══ Recorded data ══

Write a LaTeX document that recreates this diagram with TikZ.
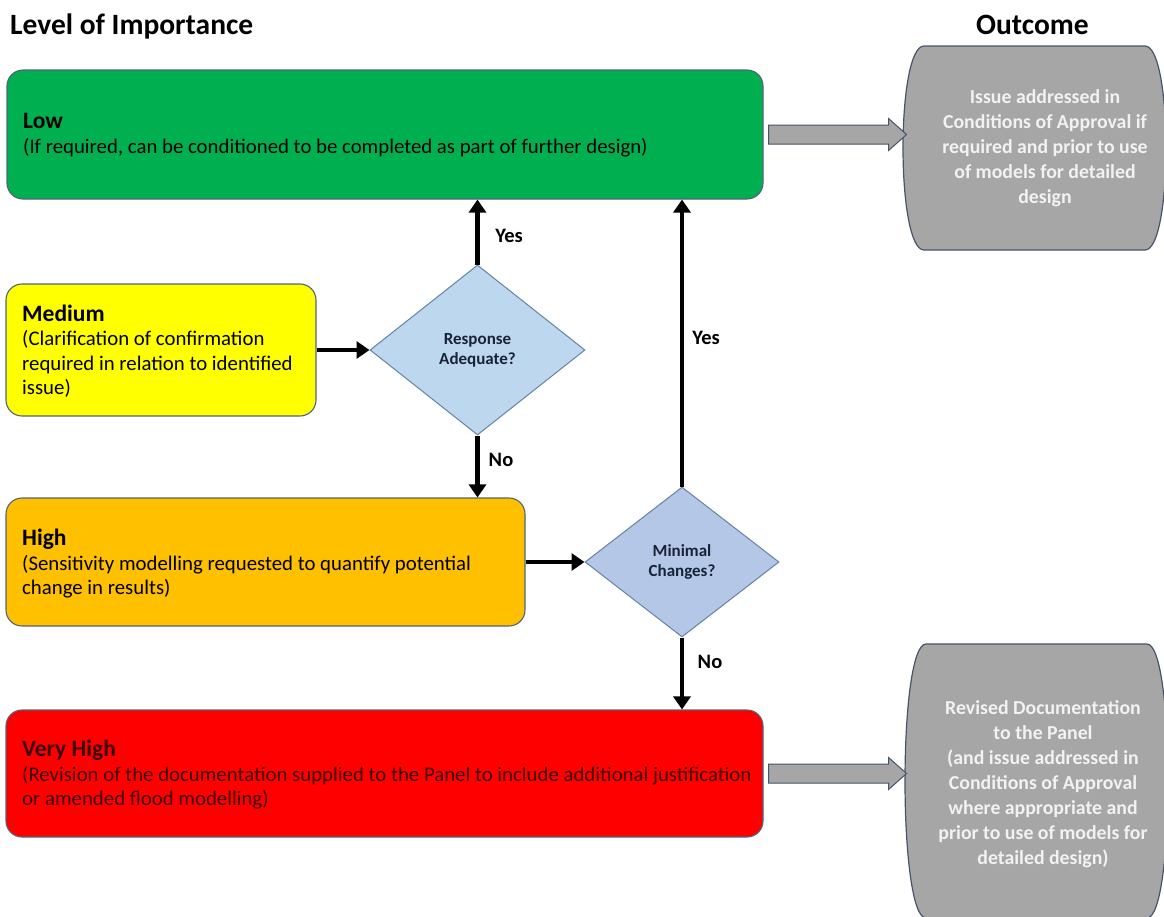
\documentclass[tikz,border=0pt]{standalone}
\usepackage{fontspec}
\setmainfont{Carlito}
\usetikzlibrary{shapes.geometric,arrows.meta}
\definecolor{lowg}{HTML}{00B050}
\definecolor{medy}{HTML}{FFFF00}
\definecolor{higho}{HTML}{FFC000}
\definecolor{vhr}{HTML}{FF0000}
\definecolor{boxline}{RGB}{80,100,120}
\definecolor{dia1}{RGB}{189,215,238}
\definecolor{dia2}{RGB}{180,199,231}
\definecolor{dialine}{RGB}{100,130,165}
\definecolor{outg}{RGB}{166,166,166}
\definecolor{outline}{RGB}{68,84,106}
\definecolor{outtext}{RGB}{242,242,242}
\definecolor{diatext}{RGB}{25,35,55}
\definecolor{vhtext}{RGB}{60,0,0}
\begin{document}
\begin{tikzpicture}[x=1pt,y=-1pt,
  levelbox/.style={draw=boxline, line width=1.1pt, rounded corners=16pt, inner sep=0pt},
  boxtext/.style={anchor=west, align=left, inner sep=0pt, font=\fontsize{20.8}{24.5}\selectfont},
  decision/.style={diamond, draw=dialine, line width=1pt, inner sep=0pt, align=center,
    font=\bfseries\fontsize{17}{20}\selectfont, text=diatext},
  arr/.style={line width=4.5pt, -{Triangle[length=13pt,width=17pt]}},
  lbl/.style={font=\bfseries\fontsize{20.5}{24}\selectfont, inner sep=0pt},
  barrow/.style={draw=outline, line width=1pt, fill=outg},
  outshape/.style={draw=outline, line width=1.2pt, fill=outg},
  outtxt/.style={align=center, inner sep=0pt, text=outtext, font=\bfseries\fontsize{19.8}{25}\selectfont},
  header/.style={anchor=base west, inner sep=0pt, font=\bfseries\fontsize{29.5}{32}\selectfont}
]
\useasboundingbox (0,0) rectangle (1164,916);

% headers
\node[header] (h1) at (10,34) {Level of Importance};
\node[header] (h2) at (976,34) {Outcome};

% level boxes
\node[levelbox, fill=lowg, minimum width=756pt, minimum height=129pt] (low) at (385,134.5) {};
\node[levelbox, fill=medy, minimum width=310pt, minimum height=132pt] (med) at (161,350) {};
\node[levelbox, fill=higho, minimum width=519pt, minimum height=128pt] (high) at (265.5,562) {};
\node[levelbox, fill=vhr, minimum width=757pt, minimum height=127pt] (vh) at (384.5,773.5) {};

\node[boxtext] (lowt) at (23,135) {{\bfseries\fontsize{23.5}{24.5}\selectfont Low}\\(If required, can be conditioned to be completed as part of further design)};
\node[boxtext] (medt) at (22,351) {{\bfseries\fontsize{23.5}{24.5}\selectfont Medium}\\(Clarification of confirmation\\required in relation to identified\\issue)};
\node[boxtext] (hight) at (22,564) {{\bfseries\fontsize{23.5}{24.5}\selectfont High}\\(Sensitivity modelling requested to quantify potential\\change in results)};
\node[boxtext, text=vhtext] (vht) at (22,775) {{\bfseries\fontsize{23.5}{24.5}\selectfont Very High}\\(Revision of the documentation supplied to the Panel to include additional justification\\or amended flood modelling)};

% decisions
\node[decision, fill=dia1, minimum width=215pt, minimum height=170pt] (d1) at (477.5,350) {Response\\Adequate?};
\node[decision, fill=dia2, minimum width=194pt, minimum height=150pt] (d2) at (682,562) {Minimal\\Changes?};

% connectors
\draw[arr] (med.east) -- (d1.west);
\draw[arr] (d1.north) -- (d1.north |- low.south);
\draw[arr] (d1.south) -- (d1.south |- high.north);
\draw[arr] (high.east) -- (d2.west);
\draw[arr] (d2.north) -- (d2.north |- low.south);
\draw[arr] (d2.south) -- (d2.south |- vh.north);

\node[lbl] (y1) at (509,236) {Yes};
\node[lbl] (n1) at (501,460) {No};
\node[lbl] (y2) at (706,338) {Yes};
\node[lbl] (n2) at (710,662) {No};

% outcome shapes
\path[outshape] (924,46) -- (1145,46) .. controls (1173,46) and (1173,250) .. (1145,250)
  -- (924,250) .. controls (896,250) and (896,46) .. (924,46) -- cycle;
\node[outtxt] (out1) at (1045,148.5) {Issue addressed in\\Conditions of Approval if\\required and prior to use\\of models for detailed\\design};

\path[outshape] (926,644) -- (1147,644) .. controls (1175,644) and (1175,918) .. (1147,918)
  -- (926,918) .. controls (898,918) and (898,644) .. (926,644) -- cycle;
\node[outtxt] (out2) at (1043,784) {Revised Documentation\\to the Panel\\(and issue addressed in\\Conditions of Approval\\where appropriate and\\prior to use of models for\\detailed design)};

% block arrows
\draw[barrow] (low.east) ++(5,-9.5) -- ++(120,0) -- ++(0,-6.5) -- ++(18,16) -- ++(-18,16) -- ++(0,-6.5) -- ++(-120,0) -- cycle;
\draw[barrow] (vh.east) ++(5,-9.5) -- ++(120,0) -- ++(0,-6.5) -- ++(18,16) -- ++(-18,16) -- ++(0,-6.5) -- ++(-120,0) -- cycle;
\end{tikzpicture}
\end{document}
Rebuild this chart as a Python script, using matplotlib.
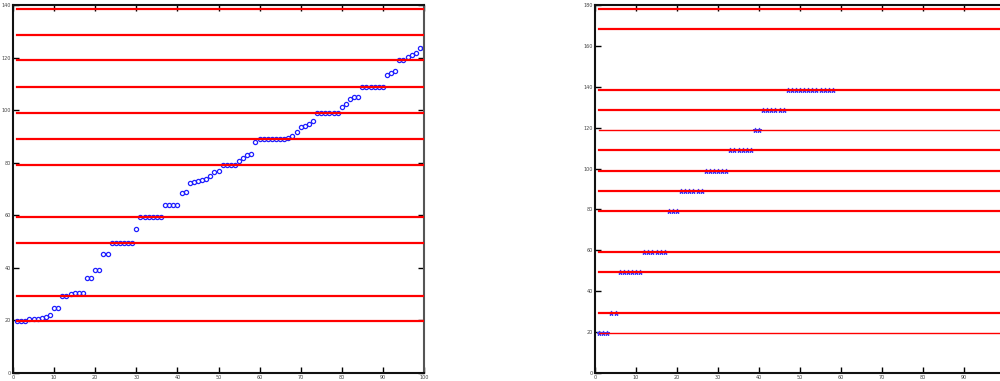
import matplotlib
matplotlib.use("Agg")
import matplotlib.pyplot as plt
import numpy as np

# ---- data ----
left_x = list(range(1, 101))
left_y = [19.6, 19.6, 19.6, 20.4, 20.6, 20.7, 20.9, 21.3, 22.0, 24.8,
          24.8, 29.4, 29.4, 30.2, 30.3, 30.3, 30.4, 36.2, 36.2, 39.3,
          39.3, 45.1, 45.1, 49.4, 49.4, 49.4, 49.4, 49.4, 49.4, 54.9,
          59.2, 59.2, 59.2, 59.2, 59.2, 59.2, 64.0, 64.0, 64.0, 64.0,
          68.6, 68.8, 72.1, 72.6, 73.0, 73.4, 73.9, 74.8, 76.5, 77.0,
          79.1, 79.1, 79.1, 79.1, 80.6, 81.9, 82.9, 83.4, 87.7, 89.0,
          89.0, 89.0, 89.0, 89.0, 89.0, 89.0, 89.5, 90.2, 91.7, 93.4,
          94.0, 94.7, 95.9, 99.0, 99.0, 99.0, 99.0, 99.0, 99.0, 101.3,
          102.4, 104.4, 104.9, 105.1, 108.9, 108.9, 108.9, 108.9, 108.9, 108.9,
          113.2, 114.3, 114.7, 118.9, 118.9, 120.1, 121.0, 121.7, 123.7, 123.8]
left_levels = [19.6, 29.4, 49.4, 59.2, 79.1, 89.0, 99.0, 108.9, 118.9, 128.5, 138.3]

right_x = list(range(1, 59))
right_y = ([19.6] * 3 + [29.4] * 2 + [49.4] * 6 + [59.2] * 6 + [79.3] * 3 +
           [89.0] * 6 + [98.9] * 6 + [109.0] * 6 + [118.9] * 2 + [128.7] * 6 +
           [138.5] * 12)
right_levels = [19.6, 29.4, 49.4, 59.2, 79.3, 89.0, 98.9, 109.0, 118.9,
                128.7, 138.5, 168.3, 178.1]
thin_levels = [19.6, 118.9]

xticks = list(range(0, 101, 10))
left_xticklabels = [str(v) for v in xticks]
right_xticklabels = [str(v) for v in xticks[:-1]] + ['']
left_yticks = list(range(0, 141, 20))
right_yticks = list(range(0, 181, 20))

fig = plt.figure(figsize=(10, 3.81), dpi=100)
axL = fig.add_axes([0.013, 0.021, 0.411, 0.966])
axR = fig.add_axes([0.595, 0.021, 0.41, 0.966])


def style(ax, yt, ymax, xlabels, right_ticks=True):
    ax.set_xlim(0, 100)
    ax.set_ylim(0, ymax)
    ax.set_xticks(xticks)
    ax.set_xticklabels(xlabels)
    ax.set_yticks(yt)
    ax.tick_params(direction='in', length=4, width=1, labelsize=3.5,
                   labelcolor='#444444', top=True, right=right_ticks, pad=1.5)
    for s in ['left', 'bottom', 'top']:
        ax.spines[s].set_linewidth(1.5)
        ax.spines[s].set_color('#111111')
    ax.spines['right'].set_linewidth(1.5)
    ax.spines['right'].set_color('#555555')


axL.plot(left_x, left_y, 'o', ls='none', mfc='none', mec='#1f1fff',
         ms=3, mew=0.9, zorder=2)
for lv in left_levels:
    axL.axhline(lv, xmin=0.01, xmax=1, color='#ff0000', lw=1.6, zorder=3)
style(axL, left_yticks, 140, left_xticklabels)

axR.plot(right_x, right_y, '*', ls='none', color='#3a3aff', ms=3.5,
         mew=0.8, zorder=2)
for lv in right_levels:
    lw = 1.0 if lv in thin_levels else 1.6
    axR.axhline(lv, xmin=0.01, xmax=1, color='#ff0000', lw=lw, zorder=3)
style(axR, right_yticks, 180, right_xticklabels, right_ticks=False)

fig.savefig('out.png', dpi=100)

═══

### Exercise
Exactly restate the lines from the beginning of the data through the line with "minimum width=757pt, minimum", and no others, keeping pictures out.

### Complete output
Write a LaTeX document that recreates this diagram with TikZ.
\documentclass[tikz,border=0pt]{standalone}
\usepackage{fontspec}
\setmainfont{Carlito}
\usetikzlibrary{shapes.geometric,arrows.meta}
\definecolor{lowg}{HTML}{00B050}
\definecolor{medy}{HTML}{FFFF00}
\definecolor{higho}{HTML}{FFC000}
\definecolor{vhr}{HTML}{FF0000}
\definecolor{boxline}{RGB}{80,100,120}
\definecolor{dia1}{RGB}{189,215,238}
\definecolor{dia2}{RGB}{180,199,231}
\definecolor{dialine}{RGB}{100,130,165}
\definecolor{outg}{RGB}{166,166,166}
\definecolor{outline}{RGB}{68,84,106}
\definecolor{outtext}{RGB}{242,242,242}
\definecolor{diatext}{RGB}{25,35,55}
\definecolor{vhtext}{RGB}{60,0,0}
\begin{document}
\begin{tikzpicture}[x=1pt,y=-1pt,
  levelbox/.style={draw=boxline, line width=1.1pt, rounded corners=16pt, inner sep=0pt},
  boxtext/.style={anchor=west, align=left, inner sep=0pt, font=\fontsize{20.8}{24.5}\selectfont},
  decision/.style={diamond, draw=dialine, line width=1pt, inner sep=0pt, align=center,
    font=\bfseries\fontsize{17}{20}\selectfont, text=diatext},
  arr/.style={line width=4.5pt, -{Triangle[length=13pt,width=17pt]}},
  lbl/.style={font=\bfseries\fontsize{20.5}{24}\selectfont, inner sep=0pt},
  barrow/.style={draw=outline, line width=1pt, fill=outg},
  outshape/.style={draw=outline, line width=1.2pt, fill=outg},
  outtxt/.style={align=center, inner sep=0pt, text=outtext, font=\bfseries\fontsize{19.8}{25}\selectfont},
  header/.style={anchor=base west, inner sep=0pt, font=\bfseries\fontsize{29.5}{32}\selectfont}
]
\useasboundingbox (0,0) rectangle (1164,916);

% headers
\node[header] (h1) at (10,34) {Level of Importance};
\node[header] (h2) at (976,34) {Outcome};

% level boxes
\node[levelbox, fill=lowg, minimum width=756pt, minimum height=129pt] (low) at (385,134.5) {};
\node[levelbox, fill=medy, minimum width=310pt, minimum height=132pt] (med) at (161,350) {};
\node[levelbox, fill=higho, minimum width=519pt, minimum height=128pt] (high) at (265.5,562) {};
\node[levelbox, fill=vhr, minimum width=757pt, minimum height=127pt] (vh) at (384.5,773.5) {};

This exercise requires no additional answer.